• PROBLEM TO SOLVE: Copy exactly, please, the lines of the data from its start through the line containing "var xMax = 35;".

• GIVEN INFORMATION:
(begin)

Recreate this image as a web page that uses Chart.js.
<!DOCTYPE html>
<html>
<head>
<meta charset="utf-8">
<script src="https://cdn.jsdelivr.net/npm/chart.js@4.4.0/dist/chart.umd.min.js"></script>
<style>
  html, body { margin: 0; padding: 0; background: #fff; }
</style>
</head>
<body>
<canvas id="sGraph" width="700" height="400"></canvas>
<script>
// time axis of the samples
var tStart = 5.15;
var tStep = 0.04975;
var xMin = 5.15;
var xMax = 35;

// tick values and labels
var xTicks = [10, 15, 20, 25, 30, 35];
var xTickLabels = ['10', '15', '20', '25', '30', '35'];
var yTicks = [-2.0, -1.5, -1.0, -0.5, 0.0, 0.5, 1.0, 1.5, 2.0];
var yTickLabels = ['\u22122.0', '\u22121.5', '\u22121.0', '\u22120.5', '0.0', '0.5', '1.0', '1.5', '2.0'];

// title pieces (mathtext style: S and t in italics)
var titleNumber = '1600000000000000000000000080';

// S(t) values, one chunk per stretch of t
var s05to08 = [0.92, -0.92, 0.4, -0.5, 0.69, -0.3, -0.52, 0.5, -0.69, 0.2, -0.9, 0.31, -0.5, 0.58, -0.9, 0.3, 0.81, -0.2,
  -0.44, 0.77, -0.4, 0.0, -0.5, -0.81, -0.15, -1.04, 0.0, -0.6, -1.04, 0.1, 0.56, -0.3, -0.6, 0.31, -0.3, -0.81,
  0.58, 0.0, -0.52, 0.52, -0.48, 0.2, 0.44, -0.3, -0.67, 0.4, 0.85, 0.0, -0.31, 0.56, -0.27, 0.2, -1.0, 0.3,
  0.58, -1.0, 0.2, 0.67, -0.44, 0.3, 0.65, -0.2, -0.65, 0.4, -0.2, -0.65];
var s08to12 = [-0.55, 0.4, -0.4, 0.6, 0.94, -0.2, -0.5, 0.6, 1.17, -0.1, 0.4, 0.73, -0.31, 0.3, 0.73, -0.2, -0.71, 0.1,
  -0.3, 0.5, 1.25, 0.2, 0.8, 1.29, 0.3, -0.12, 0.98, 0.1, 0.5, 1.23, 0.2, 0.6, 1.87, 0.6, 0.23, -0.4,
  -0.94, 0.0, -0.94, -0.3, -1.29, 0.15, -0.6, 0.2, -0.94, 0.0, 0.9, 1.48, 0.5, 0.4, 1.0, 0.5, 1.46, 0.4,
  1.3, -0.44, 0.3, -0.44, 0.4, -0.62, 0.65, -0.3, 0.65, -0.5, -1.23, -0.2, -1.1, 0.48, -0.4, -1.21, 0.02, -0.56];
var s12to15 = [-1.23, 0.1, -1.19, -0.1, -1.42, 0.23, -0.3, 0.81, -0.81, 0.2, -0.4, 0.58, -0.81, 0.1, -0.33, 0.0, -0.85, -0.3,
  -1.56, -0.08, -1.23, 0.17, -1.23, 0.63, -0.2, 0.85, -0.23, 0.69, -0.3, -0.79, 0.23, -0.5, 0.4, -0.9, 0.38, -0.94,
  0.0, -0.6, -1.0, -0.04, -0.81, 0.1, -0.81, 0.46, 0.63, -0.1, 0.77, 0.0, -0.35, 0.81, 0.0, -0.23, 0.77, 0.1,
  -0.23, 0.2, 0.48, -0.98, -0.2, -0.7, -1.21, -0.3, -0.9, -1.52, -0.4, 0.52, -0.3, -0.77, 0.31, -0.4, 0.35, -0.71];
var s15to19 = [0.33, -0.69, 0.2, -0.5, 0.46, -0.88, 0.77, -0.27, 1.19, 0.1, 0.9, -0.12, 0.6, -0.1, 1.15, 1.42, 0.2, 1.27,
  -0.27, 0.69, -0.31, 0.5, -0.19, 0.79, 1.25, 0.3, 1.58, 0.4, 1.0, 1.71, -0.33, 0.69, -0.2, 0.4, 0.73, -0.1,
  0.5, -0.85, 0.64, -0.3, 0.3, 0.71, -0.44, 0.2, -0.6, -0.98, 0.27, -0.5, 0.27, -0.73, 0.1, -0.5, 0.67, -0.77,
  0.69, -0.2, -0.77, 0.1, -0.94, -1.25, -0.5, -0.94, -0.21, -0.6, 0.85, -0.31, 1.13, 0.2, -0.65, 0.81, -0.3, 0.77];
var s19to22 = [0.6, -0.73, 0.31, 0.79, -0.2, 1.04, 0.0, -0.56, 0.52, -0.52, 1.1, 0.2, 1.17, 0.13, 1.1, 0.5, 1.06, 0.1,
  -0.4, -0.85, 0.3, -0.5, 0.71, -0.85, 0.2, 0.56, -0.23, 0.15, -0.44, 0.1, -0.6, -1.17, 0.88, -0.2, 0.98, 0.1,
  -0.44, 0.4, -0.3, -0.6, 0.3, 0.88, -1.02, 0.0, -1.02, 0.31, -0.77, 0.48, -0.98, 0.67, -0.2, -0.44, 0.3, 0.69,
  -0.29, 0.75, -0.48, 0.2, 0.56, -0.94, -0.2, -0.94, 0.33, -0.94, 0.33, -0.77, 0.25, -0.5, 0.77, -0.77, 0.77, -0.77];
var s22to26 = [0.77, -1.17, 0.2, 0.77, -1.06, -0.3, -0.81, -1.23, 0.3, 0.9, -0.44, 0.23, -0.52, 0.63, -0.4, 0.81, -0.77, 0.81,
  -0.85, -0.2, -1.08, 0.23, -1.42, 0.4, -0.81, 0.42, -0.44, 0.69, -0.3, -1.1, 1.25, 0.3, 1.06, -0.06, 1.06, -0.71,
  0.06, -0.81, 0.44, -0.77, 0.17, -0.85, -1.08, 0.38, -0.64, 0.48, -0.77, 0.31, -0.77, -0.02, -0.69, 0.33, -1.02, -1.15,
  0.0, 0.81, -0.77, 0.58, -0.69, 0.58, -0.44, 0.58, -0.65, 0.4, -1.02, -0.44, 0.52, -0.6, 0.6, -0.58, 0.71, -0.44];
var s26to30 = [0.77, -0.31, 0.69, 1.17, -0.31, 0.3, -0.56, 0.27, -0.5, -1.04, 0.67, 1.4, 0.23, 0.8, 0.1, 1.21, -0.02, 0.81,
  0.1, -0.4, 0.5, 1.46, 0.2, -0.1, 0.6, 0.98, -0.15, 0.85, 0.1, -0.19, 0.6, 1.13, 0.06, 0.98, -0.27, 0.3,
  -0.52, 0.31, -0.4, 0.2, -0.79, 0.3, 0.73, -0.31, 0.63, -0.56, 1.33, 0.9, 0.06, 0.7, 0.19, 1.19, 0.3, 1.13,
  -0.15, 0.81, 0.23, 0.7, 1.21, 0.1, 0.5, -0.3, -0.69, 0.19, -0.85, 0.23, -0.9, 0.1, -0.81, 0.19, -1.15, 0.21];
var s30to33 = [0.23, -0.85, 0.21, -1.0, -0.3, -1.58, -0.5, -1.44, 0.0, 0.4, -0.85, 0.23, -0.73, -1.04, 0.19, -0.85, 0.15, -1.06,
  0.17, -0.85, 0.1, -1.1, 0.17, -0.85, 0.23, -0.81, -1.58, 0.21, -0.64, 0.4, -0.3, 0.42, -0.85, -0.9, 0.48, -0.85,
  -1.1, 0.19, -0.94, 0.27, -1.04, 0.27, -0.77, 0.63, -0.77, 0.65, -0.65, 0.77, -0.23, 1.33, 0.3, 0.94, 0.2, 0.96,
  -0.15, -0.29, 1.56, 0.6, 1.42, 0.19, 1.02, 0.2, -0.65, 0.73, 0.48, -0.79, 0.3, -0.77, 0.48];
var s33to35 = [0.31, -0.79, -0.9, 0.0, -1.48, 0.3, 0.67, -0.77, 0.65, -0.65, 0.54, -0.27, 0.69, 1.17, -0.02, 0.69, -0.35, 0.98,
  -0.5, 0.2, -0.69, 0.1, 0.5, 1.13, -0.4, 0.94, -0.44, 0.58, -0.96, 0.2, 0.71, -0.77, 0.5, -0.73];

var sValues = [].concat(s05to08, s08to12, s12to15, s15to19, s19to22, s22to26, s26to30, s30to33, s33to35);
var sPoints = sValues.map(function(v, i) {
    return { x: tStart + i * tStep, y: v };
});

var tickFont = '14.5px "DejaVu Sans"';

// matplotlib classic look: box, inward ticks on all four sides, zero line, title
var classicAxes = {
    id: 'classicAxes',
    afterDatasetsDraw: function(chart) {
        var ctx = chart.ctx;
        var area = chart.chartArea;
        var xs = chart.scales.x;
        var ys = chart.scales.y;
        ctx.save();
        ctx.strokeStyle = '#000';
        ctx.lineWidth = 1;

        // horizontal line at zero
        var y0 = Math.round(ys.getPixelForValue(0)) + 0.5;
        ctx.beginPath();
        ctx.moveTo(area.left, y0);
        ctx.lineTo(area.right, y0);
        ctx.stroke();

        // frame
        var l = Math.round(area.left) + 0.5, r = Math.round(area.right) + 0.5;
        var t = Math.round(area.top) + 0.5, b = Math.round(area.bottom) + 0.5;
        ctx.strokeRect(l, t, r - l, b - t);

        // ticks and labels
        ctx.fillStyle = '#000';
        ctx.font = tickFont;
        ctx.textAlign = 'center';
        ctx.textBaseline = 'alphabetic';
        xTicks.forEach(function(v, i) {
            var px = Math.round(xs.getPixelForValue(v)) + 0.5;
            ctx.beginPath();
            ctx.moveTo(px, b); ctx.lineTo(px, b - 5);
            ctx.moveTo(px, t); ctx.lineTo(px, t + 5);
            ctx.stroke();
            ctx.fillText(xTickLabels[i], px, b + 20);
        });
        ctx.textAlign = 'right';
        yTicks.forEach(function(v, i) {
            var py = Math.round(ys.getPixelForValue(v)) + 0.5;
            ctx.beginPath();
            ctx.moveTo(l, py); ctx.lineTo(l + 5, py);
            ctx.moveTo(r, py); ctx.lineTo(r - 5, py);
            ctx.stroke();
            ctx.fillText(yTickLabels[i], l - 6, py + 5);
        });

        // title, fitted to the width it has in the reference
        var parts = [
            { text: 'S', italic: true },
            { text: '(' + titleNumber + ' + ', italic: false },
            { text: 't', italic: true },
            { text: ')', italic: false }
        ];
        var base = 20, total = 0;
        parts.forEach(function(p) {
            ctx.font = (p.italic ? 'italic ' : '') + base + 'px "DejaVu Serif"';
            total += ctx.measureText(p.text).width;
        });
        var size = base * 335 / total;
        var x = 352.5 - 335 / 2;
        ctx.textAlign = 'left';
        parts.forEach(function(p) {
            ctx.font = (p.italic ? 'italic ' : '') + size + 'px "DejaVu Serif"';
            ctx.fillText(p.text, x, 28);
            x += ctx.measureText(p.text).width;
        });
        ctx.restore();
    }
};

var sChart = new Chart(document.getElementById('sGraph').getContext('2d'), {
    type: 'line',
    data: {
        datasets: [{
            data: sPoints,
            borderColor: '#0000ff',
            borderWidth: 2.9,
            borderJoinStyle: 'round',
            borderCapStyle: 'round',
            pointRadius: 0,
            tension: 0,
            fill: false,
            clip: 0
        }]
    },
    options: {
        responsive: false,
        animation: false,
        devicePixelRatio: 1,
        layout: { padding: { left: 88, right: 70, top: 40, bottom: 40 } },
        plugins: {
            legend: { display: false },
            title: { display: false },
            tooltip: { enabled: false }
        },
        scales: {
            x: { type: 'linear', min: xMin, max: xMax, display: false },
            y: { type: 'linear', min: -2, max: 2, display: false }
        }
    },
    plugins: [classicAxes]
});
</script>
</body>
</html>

(end)

• THE ANSWER:
Recreate this image as a web page that uses Chart.js.
<!DOCTYPE html>
<html>
<head>
<meta charset="utf-8">
<script src="https://cdn.jsdelivr.net/npm/chart.js@4.4.0/dist/chart.umd.min.js"></script>
<style>
  html, body { margin: 0; padding: 0; background: #fff; }
</style>
</head>
<body>
<canvas id="sGraph" width="700" height="400"></canvas>
<script>
// time axis of the samples
var tStart = 5.15;
var tStep = 0.04975;
var xMin = 5.15;
var xMax = 35;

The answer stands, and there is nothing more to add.